A par da questão relacionada com os direitos adquiridos pelos regantes no acesso à água da barragem do Maranhão, a ARBVS reclama uma decisão “prioritária e imediata” sobre os usos precários do regolfo da albufeira. Os agricultores precários têm as suas explorações na periferia dos blocos de rega.
Nos documentos do TEU que foram apresentados na discussão pública, esta situação “é adiada para uma fase posterior de exploração”. A decisão é considerada pelos regantes “inexplicável”, por não se regularizarem as situações destes agricultores que, na campanha de 2021, regaram 4280 hectares, dos quais 3970 hectares de culturas permanentes (sobretudo olival e amendoal).

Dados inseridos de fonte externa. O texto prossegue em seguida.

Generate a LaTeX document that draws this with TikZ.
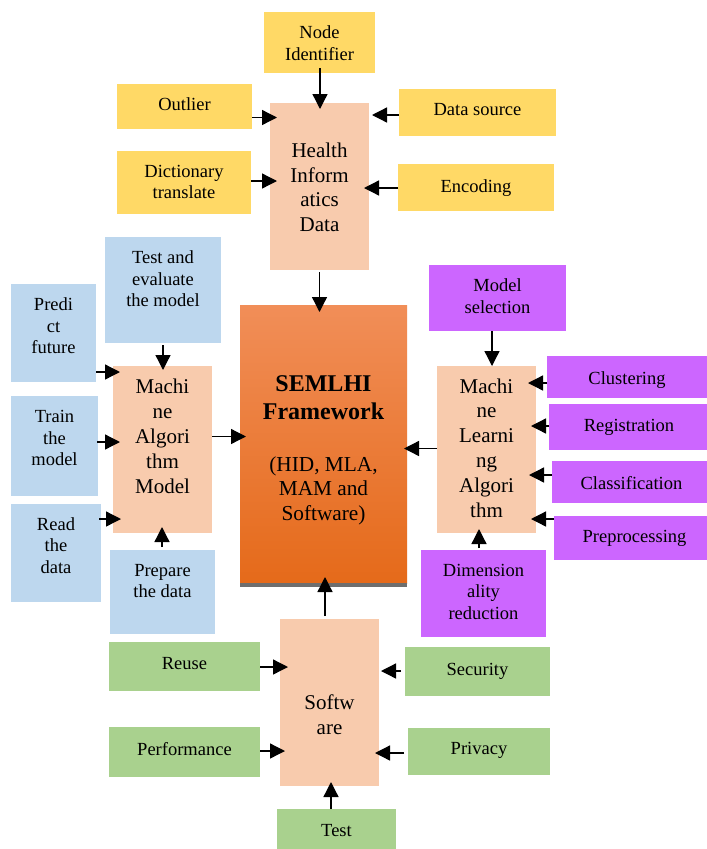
\documentclass[tikz,border=0pt]{standalone}
\usepackage{fontspec}
\setmainfont{Liberation Serif}
\newfontfamily\tnr{Liberation Serif}
\usetikzlibrary{arrows.meta}
\definecolor{yel}{HTML}{FFD966}
\definecolor{blu}{HTML}{BDD7EE}
\definecolor{pur}{HTML}{CC66FF}
\definecolor{grn}{HTML}{A9D18E}
\definecolor{pch}{HTML}{F8CBAD}
\definecolor{orT}{RGB}{241,142,88}
\definecolor{orB}{RGB}{229,106,26}
\definecolor{shd}{RGB}{110,110,110}
\tikzset{
 boxbase/.style={draw=none, inner sep=0pt, outer sep=0pt, rectangle},
 stxt/.style={align=center, inner sep=0pt, font=\tnr\fontsize{18.5}{21.5}\selectfont},
 mtxt/.style={align=center, inner sep=0pt, font=\tnr\fontsize{21}{24.8}\selectfont},
 arr/.style={line width=1.3pt, -{Triangle[length=15pt,width=15pt]}},
}
\newcommand\mybox[9]{%
 \node[boxbase, fill=#6, minimum width={(#4-#2)*1pt}, minimum height={(#5-#3)*1pt}] (#1) at ({(#2+#4)/2},{(#3+#5)/2}) {};
 \node[#9] (#1t) at ({(#2+#4)/2},#8) {#7};}
% horizontal arrow: src anchor, dst anchor, dy (down, px), shorten start, shorten end
\newcommand\harr[5]{\draw[arr, shorten <={#4pt}, shorten >={#5pt}] ([yshift={-(#3)*1pt}]#1) coordinate (tmp) -- (#2 |- tmp);}
% vertical arrow: src anchor, dst anchor, dx (right, px), shorten start, shorten end
\newcommand\varr[5]{\draw[arr, shorten <={#4pt}, shorten >={#5pt}] ([xshift={(#3)*1pt}]#1) coordinate (tmp) -- (tmp |- #2);}
\begin{document}
\begin{tikzpicture}[x=1pt,y=-1pt]
\useasboundingbox[fill=white] (0,0) rectangle (707,849);
% top group
\mybox{ni}{264}{12}{375}{73}{yel}{Node\\Identifier}{43.2}{stxt}
\mybox{out}{117}{84}{252}{129}{yel}{Outlier}{103.7}{stxt}
\mybox{ds}{399}{89}{556}{136}{yel}{Data source}{109.7}{stxt}
\mybox{dict}{117}{151}{251}{214}{yel}{Dictionary\\translate}{182.2}{stxt}
\mybox{enc}{398}{164}{554}{211}{yel}{Encoding}{187.7}{stxt}
\mybox{hid}{270}{103}{369}{270}{pch}{Health\\Inform\\atics\\Data}{187.4}{mtxt}
% left group
\mybox{tev}{105}{237}{221}{343}{blu}{Test and\\evaluate\\the model}{278.7}{stxt}
\mybox{pred}{11}{284}{96}{382}{blu}{Predi\\ct\\future}{325.7}{stxt}
\mybox{train}{11}{396}{98}{496}{blu}{Train\\the\\model}{438.2}{stxt}
\mybox{read}{11}{504}{101}{602}{blu}{Read\\the\\data}{545.2}{stxt}
\mybox{prep}{110}{550}{215}{634}{blu}{Prepare\\the data}{581.2}{stxt}
\mybox{mam}{113}{366}{212}{533}{pch}{Machi\\ne\\Algori\\thm\\Model}{436.4}{mtxt}
% right group
\mybox{msel}{429}{265}{566}{331}{pur}{Model\\selection}{296.2}{stxt}
\mybox{clu}{547}{356}{707}{398}{pur}{Clustering}{379.7}{stxt}
\mybox{reg}{549}{404}{709}{450}{pur}{Registration}{427.7}{stxt}
\mybox{cls}{552}{461}{711}{503}{pur}{Classification}{482.7}{stxt}
\mybox{pre}{554}{516}{715}{560}{pur}{Preprocessing}{538.7}{stxt}
\mybox{mla}{437}{366}{536}{533}{pch}{Machi\\ne\\Learni\\ng\\Algori\\thm}{447.9}{mtxt}
\mybox{dim}{421}{550}{546}{637}{pur}{Dimension\\ality\\reduction}{591.7}{stxt}
% bottom group
\mybox{sw}{280}{619}{379}{786}{pch}{Softw\\are}{715}{mtxt}
\mybox{reuse}{109}{642}{260}{691}{grn}{Reuse}{663.7}{stxt}
\mybox{perf}{109}{727}{260}{777}{grn}{Performance}{748.7}{stxt}
\mybox{sec}{405}{647}{550}{696}{grn}{Security}{671}{stxt}
\mybox{priv}{408}{728}{550}{775}{grn}{Privacy}{750.7}{stxt}
\mybox{test}{277}{809}{396}{849}{grn}{Test}{830.4}{stxt}
% centre
\node[boxbase, top color=orT, bottom color=orB, minimum width=167pt, minimum height=278pt] (sem) at (323.5,444) {};
\fill[shd] (sem.south west) rectangle ([yshift=-4pt]sem.south east);
\node[align=center, inner sep=0pt, font=\tnr\bfseries\fontsize{24}{28}\selectfont] (semt) at (323.5,397.7) {SEMLHI\\Framework};
\node[align=center, inner sep=0pt, font=\tnr\fontsize{21.3}{24.5}\selectfont] (semp) at (323.5,490.8) {(HID, MLA,\\MAM and\\Software)};
% arrows top
\varr{ni.south}{hid.north}{0.5}{-5}{-6}
\harr{out.east}{hid.west}{11}{0}{-7}
\harr{ds.west}{hid.east}{2.5}{0}{3}
\harr{dict.east}{hid.west}{-1.5}{0}{-7}
\harr{enc.west}{hid.east}{0.5}{0}{-5}
\varr{hid.south}{sem.north}{0}{2}{-7}
% arrows left
\varr{tev.south}{mam.north}{0}{2}{-4}
\harr{pred.east}{mam.west}{39}{0}{-7}
\harr{train.east}{mam.west}{-4}{-1}{-7}
\harr{read.east}{mam.west}{-34}{-2}{-8}
\varr{prep.north}{mam.south}{-0.5}{3}{-6}
\harr{mam.east}{sem.west}{-13}{0}{-6}
% arrows right
\varr{msel.south}{mla.north}{-5.5}{0}{0}
\harr{clu.west}{mla.east}{6}{0}{-8}
\harr{reg.west}{mla.east}{-1}{0}{-5}
\harr{cls.west}{mla.east}{-7}{0}{-7}
\harr{pre.west}{mla.east}{-19}{0}{-5}
\varr{dim.north}{mla.south}{-4.5}{2}{-4}
\harr{mla.west}{sem.east}{-1}{0}{-3}
% arrows bottom
\varr{sw.north}{sem.south}{-4.5}{3}{-6}
\harr{reuse.east}{sw.west}{0.5}{0}{-8}
\harr{perf.east}{sw.west}{-1}{0}{-5}
\harr{sec.west}{sw.east}{-0.5}{4}{2}
\harr{priv.west}{sw.east}{1.5}{4}{-4}
\varr{test.north}{sw.south}{-5.5}{0}{-4}
\end{tikzpicture}
\end{document}
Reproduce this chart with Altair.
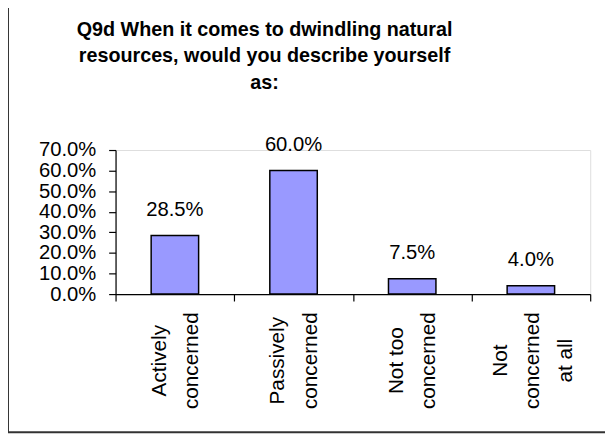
import altair as alt
import pandas as pd

categories = ["Actively\nconcerned", "Passively\nconcerned", "Not too\nconcerned", "Not\nconcerned\nat all"]
values = [0.285, 0.600, 0.075, 0.040]
value_labels = ["28.5%", "60.0%", "7.5%", "4.0%"]
y_ticks = [0.0, 0.1, 0.2, 0.3, 0.4, 0.5, 0.6, 0.7]
title_lines = ["Q9d When it comes to dwindling natural", "resources, would you describe yourself", "as:"]

df = pd.DataFrame({"cat": categories, "val": values, "lab": value_labels})

FONT = "Liberation Sans"

x_enc = alt.X("cat:N", sort=None, title=None,
              scale=alt.Scale(paddingInner=0, paddingOuter=0),
              axis=alt.Axis(labelAngle=-90, labelAlign="center", labelBaseline="middle",
                            labelExpr="split(datum.label, '\\n')", labelLineHeight=33,
                            labelFontSize=21, labelFont=FONT, labelColor="black",
                            labelOffset={"condition": {"test": "length(split(datum.label, '\\n')) == 3", "value": -31},
                                         "value": -16},
                            labelPadding=60, tickSize=7, tickColor="black", tickBand="extent",
                            labelOverlap=False, labelBound=False,
                            domainColor="black", domainWidth=1.2, tickWidth=1.2))
y_enc = alt.Y("val:Q", title=None,
              scale=alt.Scale(domain=[0, 0.7], nice=False),
              axis=alt.Axis(values=y_ticks, format=".1%", grid=False, labelOverlap=False,
                            labelFontSize=20.5, labelFont=FONT, labelColor="black",
                            labelPadding=13, tickSize=7, tickColor="black",
                            domainColor="black", domainWidth=1.2, tickWidth=1.2))

base = alt.Chart(df).encode(x=x_enc, y=y_enc)
bars = base.mark_bar(color="#9999FF", stroke="black", strokeWidth=1.5,
                     width=alt.RelativeBandSize(0.4))
texts = base.mark_text(baseline="alphabetic", dy=-20, fontSize=20.5, font=FONT, color="black").encode(
    text="lab:N")

one = alt.Data(values=[{"a": 1}])
border = alt.Chart(one).mark_rule(color="#333333", strokeWidth=2).encode(
    x=alt.value(-109), x2=alt.value(-109), y=alt.value(-160), y2=alt.value(286))
border2 = alt.Chart(one).mark_rule(color="#333333", strokeWidth=2).encode(
    x=alt.value(-109), x2=alt.value(520), y=alt.value(286), y2=alt.value(286))
title = alt.Chart(one).mark_text(fontSize=20, font=FONT, fontWeight="bold", color="black",
                                 lineHeight=27, align="center", baseline="alphabetic").encode(
    x=alt.value(151), y=alt.value(-116), text=alt.value(title_lines))

chart = alt.layer(border, border2, title, bars, texts).properties(
    width=481, height=146,
    autosize=alt.AutoSizeParams(type="none"),
    padding={"left": 109, "top": 141, "right": 15, "bottom": 150},
).configure_view(stroke="#888888", strokeWidth=2).configure(background="white")

chart.save("out.html", embed_options={"renderer": "svg", "actions": False})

O Estudo de Impacte Ambiental (EIA) elaborado para o projecto do AHFMC antecipa que, no Alto Alentejo, haverá aumentos nos valores médios mensais da temperatura do ar nos meses de Inverno e, nos meses de Verão, poderão ser superiores aos já registados actualmente. Estes dados “configuram um aumento na amplitude térmica anual (...)”, ao mesmo tempo que a precipitação atmosférica “tenderá a diminuir”, salienta o EIA, sugerindo “uma maior reflexão e ponderação” sobre a construção da barragem do Pisão.